Во-вторых, Запад издавна и даже извечно был категорически против самого существования великой — мощной и ни от кого не зависящей — России и никак не мог допустить, чтобы в результате победы Белой армии такая Россия восстановилась. Запад, в частности в 1918–1922 годах, делал все возможное для расчленения России, всемерно поддерживая любые сепаратистские устремления. Деникин подробно рассказал об этом в своем труде — рассказал подчас с достаточно резким возмущением (между прочим, сообщая о весомейшей английской помощи с февраля 1919 года — "пароходы с вооружением, снаряжением, одеждой и другим имуществом, по расчету на 250 тысяч человек", — он тут же с горечью замечает: "Но вскоре мы узнали, что есть… "две Англии" и "две английские политики"…") ("Вопросы истории", 1993, N 7, с. 100).
Вместе с тем совершенно очевидно, что и самое крайнее возмущение не могло побудить генерала и его соратников не только порвать с Западом, но и хотя бы выступить с протестом против его политики в России.
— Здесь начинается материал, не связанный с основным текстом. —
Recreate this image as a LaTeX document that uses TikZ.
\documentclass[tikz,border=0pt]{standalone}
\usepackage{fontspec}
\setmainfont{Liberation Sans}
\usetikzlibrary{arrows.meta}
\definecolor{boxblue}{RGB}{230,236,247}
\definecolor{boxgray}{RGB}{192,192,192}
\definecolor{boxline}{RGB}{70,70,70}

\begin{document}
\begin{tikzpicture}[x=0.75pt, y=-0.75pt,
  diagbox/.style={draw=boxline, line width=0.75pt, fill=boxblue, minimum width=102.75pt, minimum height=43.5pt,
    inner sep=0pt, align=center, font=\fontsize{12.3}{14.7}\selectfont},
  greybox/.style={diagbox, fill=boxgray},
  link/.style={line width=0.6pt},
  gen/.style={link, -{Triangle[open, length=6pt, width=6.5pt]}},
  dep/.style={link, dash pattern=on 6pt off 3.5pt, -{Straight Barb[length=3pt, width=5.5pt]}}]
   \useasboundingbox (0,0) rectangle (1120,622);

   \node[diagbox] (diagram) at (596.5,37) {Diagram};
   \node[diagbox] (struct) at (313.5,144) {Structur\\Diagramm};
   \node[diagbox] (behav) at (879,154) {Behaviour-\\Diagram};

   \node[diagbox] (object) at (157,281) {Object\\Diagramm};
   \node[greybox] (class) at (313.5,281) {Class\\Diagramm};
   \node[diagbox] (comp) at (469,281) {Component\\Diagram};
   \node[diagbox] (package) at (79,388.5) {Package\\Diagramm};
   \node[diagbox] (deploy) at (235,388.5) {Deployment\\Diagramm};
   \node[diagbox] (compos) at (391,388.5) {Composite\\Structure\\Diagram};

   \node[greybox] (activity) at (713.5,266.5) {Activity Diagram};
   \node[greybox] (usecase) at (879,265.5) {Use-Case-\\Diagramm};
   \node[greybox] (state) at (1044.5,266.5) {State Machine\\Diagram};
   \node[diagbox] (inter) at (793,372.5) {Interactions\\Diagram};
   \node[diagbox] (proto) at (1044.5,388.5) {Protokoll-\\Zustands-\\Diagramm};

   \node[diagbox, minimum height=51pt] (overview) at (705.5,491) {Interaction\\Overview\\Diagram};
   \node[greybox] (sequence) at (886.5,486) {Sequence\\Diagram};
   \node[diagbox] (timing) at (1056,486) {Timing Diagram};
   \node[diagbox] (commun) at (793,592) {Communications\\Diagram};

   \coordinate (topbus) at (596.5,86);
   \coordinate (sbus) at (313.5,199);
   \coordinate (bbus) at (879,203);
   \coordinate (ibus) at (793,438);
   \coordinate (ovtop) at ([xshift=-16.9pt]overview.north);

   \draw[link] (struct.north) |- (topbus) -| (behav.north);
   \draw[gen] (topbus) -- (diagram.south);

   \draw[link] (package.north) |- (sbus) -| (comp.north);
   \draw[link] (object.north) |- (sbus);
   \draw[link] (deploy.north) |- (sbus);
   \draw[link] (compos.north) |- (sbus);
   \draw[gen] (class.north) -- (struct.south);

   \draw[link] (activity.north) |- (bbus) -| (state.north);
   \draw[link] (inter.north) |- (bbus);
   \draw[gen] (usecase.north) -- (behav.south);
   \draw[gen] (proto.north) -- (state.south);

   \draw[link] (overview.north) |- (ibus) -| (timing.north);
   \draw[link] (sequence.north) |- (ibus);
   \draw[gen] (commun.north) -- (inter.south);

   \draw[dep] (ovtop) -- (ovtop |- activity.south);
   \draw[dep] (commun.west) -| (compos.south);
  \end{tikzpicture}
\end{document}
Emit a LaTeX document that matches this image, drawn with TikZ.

И дело здесь не только в том, что Белая армия была бы бессильной без западной помощи и поддержки.
Биограф А.И. Деникина Д. Лехович вполне верно определил политическую платформу Деникина как «либерализм», основанный на вере в то, что "кадетская партия… сможет привести Россию… к конституционной монархии британского типа"; соответственно, "идея верности союзникам (Великобритания, Франция, США. — В.К.) приобрела характер символа веры" (там же, с. 158). Без всякого преувеличения следует сказать, что Антон Иванович Деникин находился в безусловном подчинении у Запада. Это особенно ясно из его покорного признания «верховенства» А.В. Колчака. Дело в том, что еще с ноября 1917 года Деникин был одним из вожаков формирующейся Белой — Добровольческой — армии, а с сентября 1918-го, после кончины М.В. Алексеева, стал её главнокомандующим. Между тем Колчак лишь через два месяца после этого, в ноябре 1918 года, начал боевые действия против большевиков в Сибири и тем не менее был тут же объявлен Верховным правителем России. И все же Деникин безропотно признал верховенство новоявленного вождя. В пространнейших деникинских "Очерках русской смуты" об этом весьма значительном событии сказано со странной лаконичностью и неопределенностью: "…подчинение мое адм. Колчаку в конце мая 1919 года, укреплявшее позицию всероссийского масштаба, занятую Верховным правителем, встречено было правыми кругами несочувственно" ("Вопросы истории", 1994, N 3, с. 104).